Acabei virando atendimento. “Ah, tipo telemarketing? Tem que usar uniforme?” Pergunta minha avó. Não, não vó, atendimento de agência. A interface entre cliente e agência. Tipo uma administradora da conta com todos as outras áreas da agência. “Ah, entendi. Mas quando você vê na TV uma propaganda e diz “esse filme é meu”, como, especificamente esse filme é seu?” Boa pergunta vovó. Eu também não sei. E esse tipo de pergunta costuma vir de todos os lados e faz você se sentir a pessoa mais acéfala do universo. Você que criou o roteiro? Não não, foi a criação. Você identificou o conceito e teve um insight genial pra campanha? Não, isso foi o planejamento que fez. Ah, então já sei, você fez todo o planejamento de midia e comprou as inserções nos canais da TV e nas revistas de melhor circulação? Não, na verdade quem faz isso é o próprio departamento de mídia. Então você que filmou o filme de fato, e por isso ficou assim tão incrível. Não… isso quem fez foi a produtora com a coordenação do RTV. E quem imprimiu o anúncio e todas as outras peças, antes que você me pergunte, foi a produção gráfica, com todas as suas gráficas do pool do cliente. Mas então que raios que você faz? Cara, eu trabalho que nem uma camela grávida no deserto, mas de fato tá difícil de te explicar…

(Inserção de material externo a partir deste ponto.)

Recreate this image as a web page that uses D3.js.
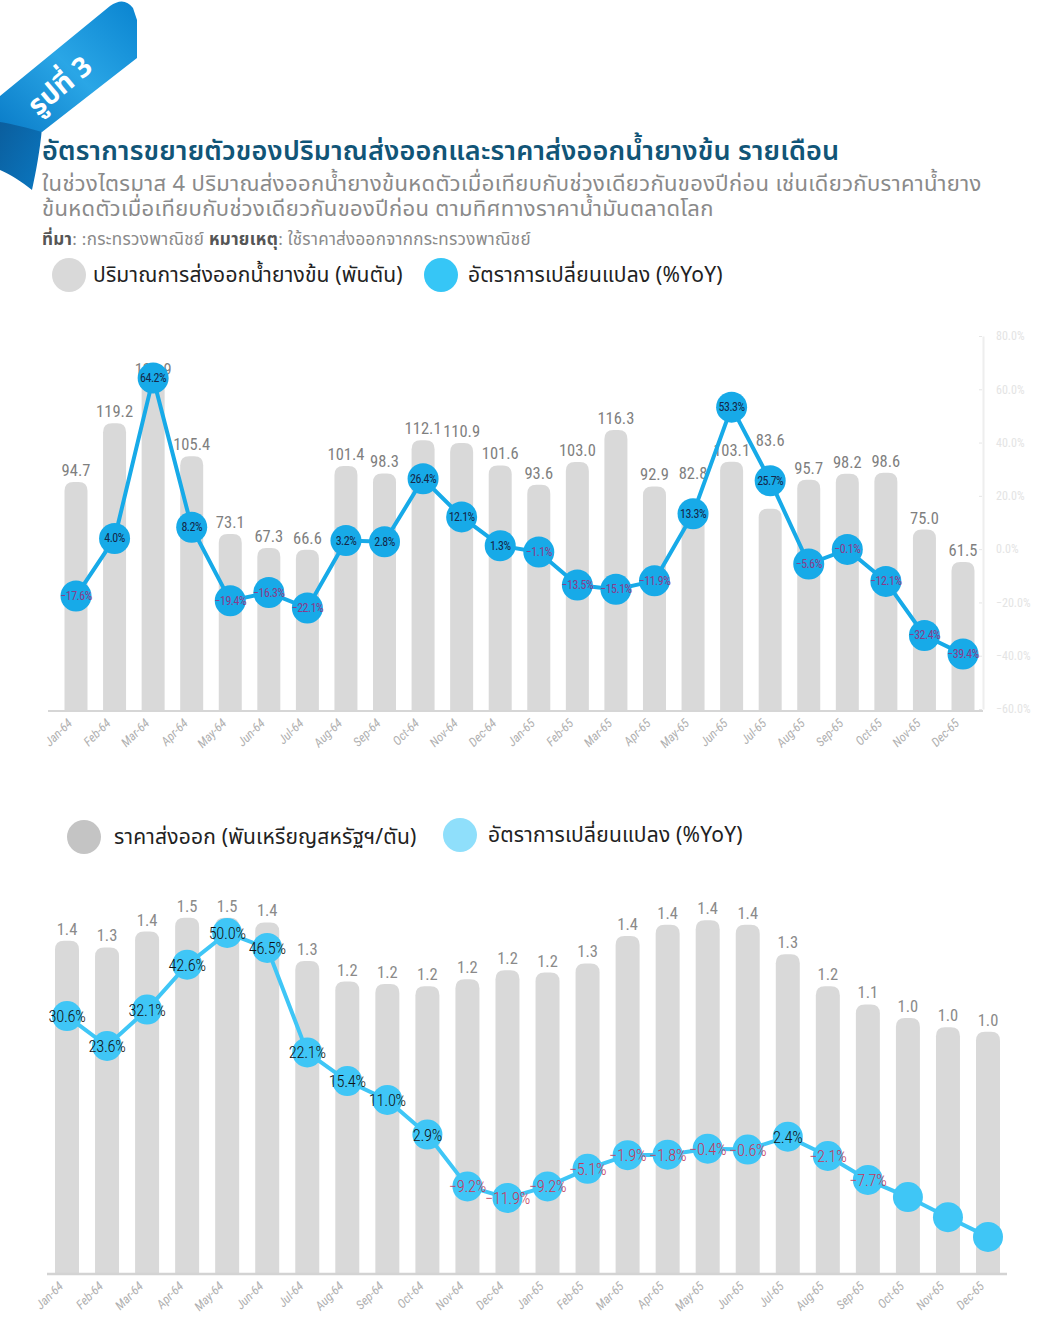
<!DOCTYPE html>
<html><head><meta charset="utf-8">
<script src="https://cdn.jsdelivr.net/npm/d3@7"></script>
<style>
body{margin:0;background:#fff;}
svg{display:block;font-family:"Noto Sans Thai","Noto Sans Thai UI","Noto Sans",sans-serif;}
</style></head>
<body>
<svg id="c" width="1052" height="1338"></svg>
<script>
const months = ["Jan-64","Feb-64","Mar-64","Apr-64","May-64","Jun-64","Jul-64","Aug-64","Sep-64","Oct-64","Nov-64","Dec-64",
                "Jan-65","Feb-65","Mar-65","Apr-65","May-65","Jun-65","Jul-65","Aug-65","Sep-65","Oct-65","Nov-65","Dec-65"];
const exportVolume = [94.7,119.2,136.9,105.4,73.1,67.3,66.6,101.4,98.3,112.1,110.9,101.6,
                      93.6,103.0,116.3,92.9,82.8,103.1,83.6,95.7,98.2,98.6,75.0,61.5];
const volumeYoY = [-17.6,4.0,64.2,8.2,-19.4,-16.3,-22.1,3.2,2.8,26.4,12.1,1.3,
                   -1.1,-13.5,-15.1,-11.9,13.3,53.3,25.7,-5.6,-0.1,-12.1,-32.4,-39.4];
const exportPrice = [1.36,1.33,1.40,1.46,1.46,1.44,1.27,1.18,1.17,1.16,1.19,1.23,
                     1.22,1.26,1.38,1.43,1.45,1.43,1.30,1.16,1.08,1.02,0.98,0.96];
const priceYoY = [30.6,23.6,32.1,42.6,50.0,46.5,22.1,15.4,11.0,2.9,-9.2,-11.9,
                  -9.2,-5.1,-1.9,-1.8,-0.4,-0.6,2.4,-2.1,-7.7,-11.7,-16.4,-21.0];
const priceYoYLabelled = [1,1,1,1,1,1,1,1,1,1,1,1,1,1,1,1,1,1,1,1,1,0,0,0];
const rightTicks1 = [-60,-40,-20,0,20,40,60,80];

const svg = d3.select("#c");
const THAI = '"Noto Sans Thai","Noto Sans Thai UI","Noto Sans",sans-serif';

// ---------- ribbon ----------
const defs = svg.append("defs");
const g1 = defs.append("linearGradient").attr("id","rib").attr("x1","0").attr("y1","1").attr("x2","1").attr("y2","0");
g1.append("stop").attr("offset","0").attr("stop-color","#0a7cc8");
g1.append("stop").attr("offset","0.5").attr("stop-color","#2aa6e6");
g1.append("stop").attr("offset","1").attr("stop-color","#0a84d0");
const g2 = defs.append("linearGradient").attr("id","curl").attr("x1","0").attr("y1","0").attr("x2","1").attr("y2","1");
g2.append("stop").attr("offset","0").attr("stop-color","#0b5d9c");
g2.append("stop").attr("offset","1").attr("stop-color","#0a77c0");
svg.append("path").attr("d","M0,116 C14,120 30,124 42,128 C40,150 36,172 32,190 C22,182 10,174 0,170 Z").attr("fill","url(#curl)");
svg.append("path").attr("d","M0,96 L110,6 Q124,-4 133,8 L137,20 L137,58 L42,132 C28,128 12,124 0,122 Z").attr("fill","url(#rib)");
svg.append("text").attr("transform","translate(66,93) rotate(-40)").attr("text-anchor","middle")
  .attr("fill","#fff").attr("font-size",28).attr("font-weight","bold").style("font-family",THAI).text("รูปที่ 3");

// ---------- header ----------
svg.append("text").attr("x",42).attr("y",160).attr("fill","#115577").attr("font-size",27).attr("font-weight","600")
  .attr("letter-spacing","0.2")
  .text("อัตราการขยายตัวของปริมาณส่งออกและราคาส่งออกน้ำยางข้น รายเดือน");
svg.append("text").attr("x",42).attr("y",191).attr("fill","#8a8a8a").attr("font-size",22).attr("letter-spacing","0.35")
  .text("ในช่วงไตรมาส 4 ปริมาณส่งออกน้ำยางข้นหดตัวเมื่อเทียบกับช่วงเดียวกันของปีก่อน เช่นเดียวกับราคาน้ำยาง");
svg.append("text").attr("x",42).attr("y",216).attr("fill","#8a8a8a").attr("font-size",22).attr("letter-spacing","0.35")
  .text("ข้นหดตัวเมื่อเทียบกับช่วงเดียวกันของปีก่อน ตามทิศทางราคาน้ำมันตลาดโลก");
const src = svg.append("text").attr("x",42).attr("y",245).attr("fill","#8a8a8a").attr("font-size",17).attr("letter-spacing","0.3");
src.append("tspan").attr("font-weight","bold").attr("fill","#555").text("ที่มา");
src.append("tspan").text(": :กระทรวงพาณิชย์  ");
src.append("tspan").attr("font-weight","bold").attr("fill","#555").text("หมายเหตุ");
src.append("tspan").text(": ใช้ราคาส่งออกจากกระทรวงพาณิชย์");

// ---------- legends ----------
function legendItem(cx, cy, color, label, gap){
  svg.append("circle").attr("cx",cx).attr("cy",cy).attr("r",17).attr("fill",color);
  svg.append("text").attr("x",cx+gap).attr("y",cy+7).attr("font-size",21).attr("letter-spacing","0.2").attr("fill","#222").text(label);
}
legendItem(69,275,"#d9d9d9","ปริมาณการส่งออกน้ำยางข้น (พันตัน)",24);
legendItem(441,275,"#36c6f6","อัตราการเปลี่ยนแปลง (%YoY)",27);
legendItem(84,837,"#c4c4c4","ราคาส่งออก (พันเหรียญสหรัฐฯ/ตัน)",30);
legendItem(460,835,"#8fdffb","อัตราการเปลี่ยนแปลง (%YoY)",28);

function topRoundedBar(x, y, w, h, r){
  r = Math.min(r, w/2, h);
  return `M${x},${y+h} L${x},${y+r} Q${x},${y} ${x+r},${y} L${x+w-r},${y} Q${x+w},${y} ${x+w},${y+r} L${x+w},${y+h} Z`;
}

const NUM = '"Liberation Sans Narrow","Roboto Condensed","Roboto",sans-serif';

// ---------- chart 1 ----------
(function(){
  const x = d3.scalePoint().domain(months).range([76,963]);
  const yL = d3.scaleLinear().domain([0,150]).range([710,349]);
  const yR = d3.scaleLinear().domain([-60,80]).range([709,336]);
  const bw = 23, base = 710, plotTop = 350, r = 15.5;
  const g = svg.append("g");
  g.selectAll("path.bar").data(months).join("path").attr("class","bar")
    .attr("d",(m,i)=>topRoundedBar(x(m)-bw/2, yL(exportVolume[i]), bw, base-yL(exportVolume[i]), 9))
    .attr("fill","#d9d9d9");
  g.append("line").attr("x1",48).attr("x2",983).attr("y1",base+1).attr("y2",base+1).attr("stroke","#d6d6d6").attr("stroke-width",2);
  const ra = g.append("g").attr("transform","translate(983,0)").call(d3.axisRight(yR).tickValues(rightTicks1).tickSize(0).tickPadding(13).tickFormat(d=>d3.format(".1f")(d)+"%"));
  ra.select(".domain").attr("stroke","#eeeeee").attr("stroke-width",2);
  ra.selectAll("text").attr("fill","#e4e4e4").attr("font-size",12).style("font-family",NUM);
  ra.selectAll(".tick").append("line").attr("x1",-4).attr("x2",-1).attr("stroke","#e6e6e6");
  g.selectAll("text.xl").data(months).join("text").attr("class","xl")
    .attr("transform",m=>`translate(${x(m)-3},${base+14}) rotate(-45)`)
    .attr("text-anchor","end").attr("fill","#b0b0b0").attr("font-size",12.5).attr("font-style","italic")
    .style("font-family",NUM).text(m=>m);
  g.selectAll("text.bl").data(exportVolume).join("text").attr("class","bl")
    .attr("x",(d,i)=>x(months[i])).attr("text-anchor","middle").attr("fill","#7f7f7f").attr("font-size",16.5).style("font-family",NUM)
    .attr("y",(d,i)=>{
      const def = yL(d) - 6;
      const cy = yR(volumeYoY[i]);
      const overlap = (def > cy-r) && (def-13 < cy+r);
      const moved = cy - r - 19;
      if (overlap && moved-14 > plotTop) return moved;
      return def;
    })
    .text(d=>d3.format(".1f")(d));
  const line = d3.line().x((d,i)=>x(months[i])).y(d=>yR(d));
  g.append("path").datum(volumeYoY).attr("d",line).attr("fill","none").attr("stroke","#17aae8").attr("stroke-width",4);
  g.selectAll("circle.pt").data(volumeYoY).join("circle").attr("class","pt")
    .attr("cx",(d,i)=>x(months[i])).attr("cy",d=>yR(d)).attr("r",r).attr("fill","#17aae8");
  g.selectAll("text.pl").data(volumeYoY).join("text").attr("class","pl")
    .attr("x",(d,i)=>x(months[i])).attr("y",d=>yR(d)+4).attr("text-anchor","middle")
    .attr("font-size",12).attr("letter-spacing","-0.5").style("font-family",NUM)
    .attr("fill",d=>d<0?"#8a3c8c":"#14284a").text(d=>d3.format(".1f")(d)+"%");
})();

// ---------- chart 2 ----------
(function(){
  const x = d3.scalePoint().domain(months).range([67,988]);
  const yL = d3.scaleLinear().domain([-0.1,1.6]).range([1273,886]);
  const yR = d3.scaleLinear().domain([-30,60]).range([1275.4,890.2]);
  const bw = 24, base = 1273;
  const g = svg.append("g");
  g.selectAll("path.bar").data(months).join("path").attr("class","bar")
    .attr("d",(m,i)=>topRoundedBar(x(m)-bw/2, yL(exportPrice[i]), bw, base-yL(exportPrice[i]), 9))
    .attr("fill","#d9d9d9");
  g.append("line").attr("x1",47).attr("x2",1007).attr("y1",base+1).attr("y2",base+1).attr("stroke","#d3d3d3").attr("stroke-width",2.5);
  g.selectAll("text.xl").data(months).join("text").attr("class","xl")
    .attr("transform",m=>`translate(${x(m)-3},${base+14}) rotate(-45)`)
    .attr("text-anchor","end").attr("fill","#b0b0b0").attr("font-size",12.5).attr("font-style","italic")
    .style("font-family",NUM).text(m=>m);
  g.selectAll("text.bl").data(exportPrice).join("text").attr("class","bl")
    .attr("x",(d,i)=>x(months[i])).attr("y",d=>yL(d)-6).attr("text-anchor","middle")
    .attr("fill","#8a8a8a").attr("font-size",16.5).style("font-family",NUM).text(d=>d3.format(".1f")(d));
  const line = d3.line().x((d,i)=>x(months[i])).y(d=>yR(d));
  g.append("path").datum(priceYoY).attr("d",line).attr("fill","none").attr("stroke","#3fc6f6").attr("stroke-width",4);
  g.selectAll("circle.pt").data(priceYoY).join("circle").attr("class","pt")
    .attr("cx",(d,i)=>x(months[i])).attr("cy",d=>yR(d)).attr("r",15).attr("fill","#3fc6f6");
  g.selectAll("text.pl").data(priceYoY.map((d,i)=>({d,i})).filter(o=>priceYoYLabelled[o.i])).join("text").attr("class","pl")
    .attr("x",o=>x(months[o.i])).attr("y",o=>yR(o.d)+6).attr("text-anchor","middle")
    .attr("font-size",16.5).attr("font-weight","300").attr("letter-spacing","-0.3").style("font-family",NUM)
    .attr("fill",o=>o.d<0?"#c23a5e":"#111").text(o=>d3.format(".1f")(o.d)+"%");
})();
</script>
</body></html>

Eu tenho que falar com meu cliente 24 horas por dia (minha sorte é que hoje em dia são todos incríveis, mas já tive cada um…). E pretty much só eu tenho esse papel na agência. As outras áreas falam com o cliente quando convém, em grandes apresentações de campanha por exemplo. Pego briefings malucos e transformo em coisas cabíveis e normais para que o planejamento passe horas agonizando nos insights. Eu recebo da midia pedidos de material para veicular um filme amanhã sendo que ele nem sequer foi filmado. O RTV quer marcar filmagem e faturar sem nem ter me passado o orçamento do filme. Eu quebro galhos e me viro em mil pra colocar algo no ar em tempos tão recordes que chegam a ser inacreditáveis. Eu consigo parir apresentações e calls em diversas línguas quase todos os dias, ao mesmo tempo que monto planilhas de budget que não podem estourar, levo uma patada da criação, uma ligação mal educada de alguém, e ainda masco chiclete. Em paralelo me liga um motoboy porque não acha o cliente para receber o CD urgentíssimo com o animatic da campanha que lança ano que vem. Passo briefings pra criação e eles me olham com cara de que eu sou uma completa idiota que não sabe o que está falando. Don´t kill the messenger. Eu também não acho que esse produto é tão incrível como meu cliente acha. E tenho que pedir pizza 23:30 porque a apresentação de amanhã tá na metade ainda. Bem como vocês, queridos criativos. Eu respondo 8975 e-mails de todas as áreas em um só dia. Pensa que é fácil?
Mas ninguém me disse isso na faculdade! Cadê o glamour minha gente? Cadê as festas incríveis e criativos malucos com o pé na mesa e fumando maconha? Cadê os prêmios, a vida loka? Cadê aquele mundo fascinante da publicidade que todo mundo me contava? Me parece que isso não existe mais. Hoje existe uma publicidade legal mas não menos burocrática que qualquer outro negócio. Ainda divertida, mas muito mais séria e cheias de regras. Ainda mais informal e tênis all star, mas cheia de executivos se matando com prazos curtos e coisas pra ontem, em budgets mais curtos que a vinheta de 5″. Aquela publicidade do Mad Men, ficou lá, naquelas décadas. Perdeu um pouco o encanto. E de pensar que o Marcão já tinha me avisado lá no comecinho da faculdade e eu nem reparei. A publicidade não é mais a mesma. E ser atendimento nesse mundo é tarefa árdua meus amigos, tem que se virar em mil, e ter mais jogo de cintura que a Shakira. Não é fácil não. E mais difícil ainda é explicar o que se faz e o quão indispensável somos nós, esses estranhos atendimentos, os account services. Mas um dia eu te explico melhor. Agora preciso ir, meu telefone está tocando. Pela milésima vez do dia.